The pandemic "just exacerbates the cruelty and the danger of jailing people," Gendelman said.
The Biden administration "has taken some positive steps to reduce the use of immigration detention (from Trump-era levels). It's not currently detaining families with minor children. It requested a reduction in detention funding, and it's taken steps to close some facilities," she said. "At the same time, it has expanded and reopened other immigration jails and continues to detain asylum seekers and separate families at the border."
At a presentation Thursday held in conjunction with the report's release, a Ugandan activist named Salma, who had been attacked and kidnapped in Uganda, where her brother was tortured and killed, said a Customs and Border Protection officer initially recommended she return home rather than spend what he said would be years in detention waiting to gain asylum.
“But I had to save my life and if I went back to my country, I don’t know how I would survive,” said Salma, who said she was chained as she went through processing. “They chained my hands, they chained my waist, they chained my legs like I was a criminal, a very, very bad criminal. That is the part that actually tormented me a lot."
Gendelman recommended a shift from reliance on detention to community-case support programs, which provide legal representation, housing and health care and are "a more humane and effective and less costly solution than immigration detention."
Such programs also "have shown enormous success in ensuring that asylum seekers appear at their hearings," Gendelman said.

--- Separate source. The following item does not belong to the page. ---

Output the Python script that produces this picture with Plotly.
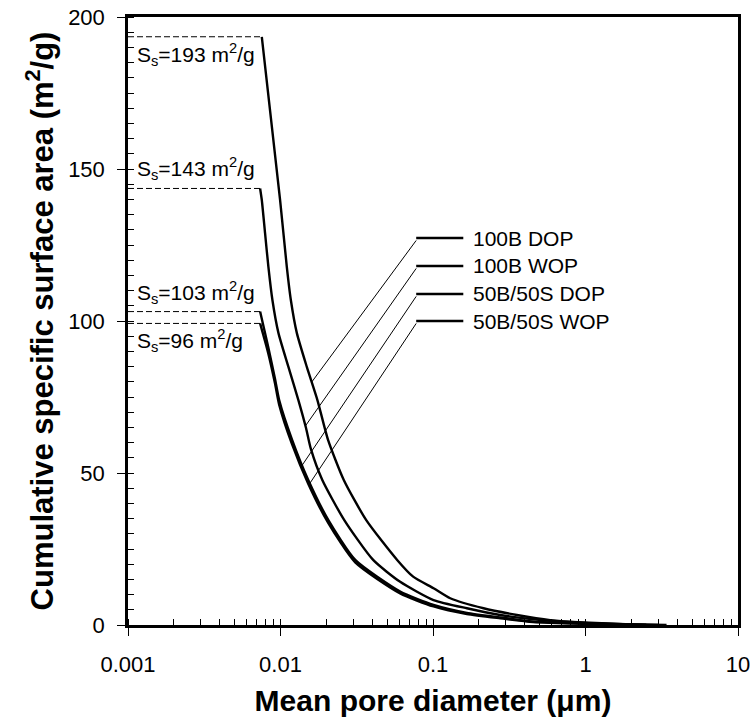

As a group, they are not flight risks, she said, citing an analysis of government data from 2008 to 2018 that determined that 83% of non-detained immigrants and 96% of those who had lawyers attended their immigration court hearings.
Other report recommendations include issuance of regulations with a strong presumption against detention; adoption of the Dignity for Detained Immigrants Act, which limits the use of detention; support for universal legal representation; and avoidance of the "flawed" expedited removal process.
In May, the administration could rescind Title 42, a policy adopted under Trump that allowed expulsion of asylum seekers at the Mexican border to prevent the spread of COVID but was seen by critics as a way to stop immigration. That will restore compliance with U.S. refugee law and allow asylum seekers to enter the country, said Gendelman, who nevertheless is concerned that it will result in more detention if government enforcement priorities don't change.
The Human Rights First report also takes a dim view of "so-called 'alternatives to detention' that rely on punitive and intrusive electronic surveillance," such as ankle monitors, and can "effectively place people under house arrest."
Other pro-immigrant groups have also expressed concern about Biden administration policies.
Detention Watch Network, an immigrant advocacy group that was not involved with the report, supports the lifting of Title 42 and full restoration of asylum access, but that should be done "without the use of immigration detention, including detention by another name—Immigration and Customs Enforcement’s 'alternatives to detention,' " advocacy director Setareh Ghandehari said in a statement.
Sabri, now reunited with his wife in the Midwest as they pursue asylum status, said living in the United States is still his goal, despite the long detention and having to post a higher bond than many other immigrants.
"Yeah, 100%, I want to be here. This is the journey that I planned," he said. "I'll be staying the rest of my life if I get guaranteed over here."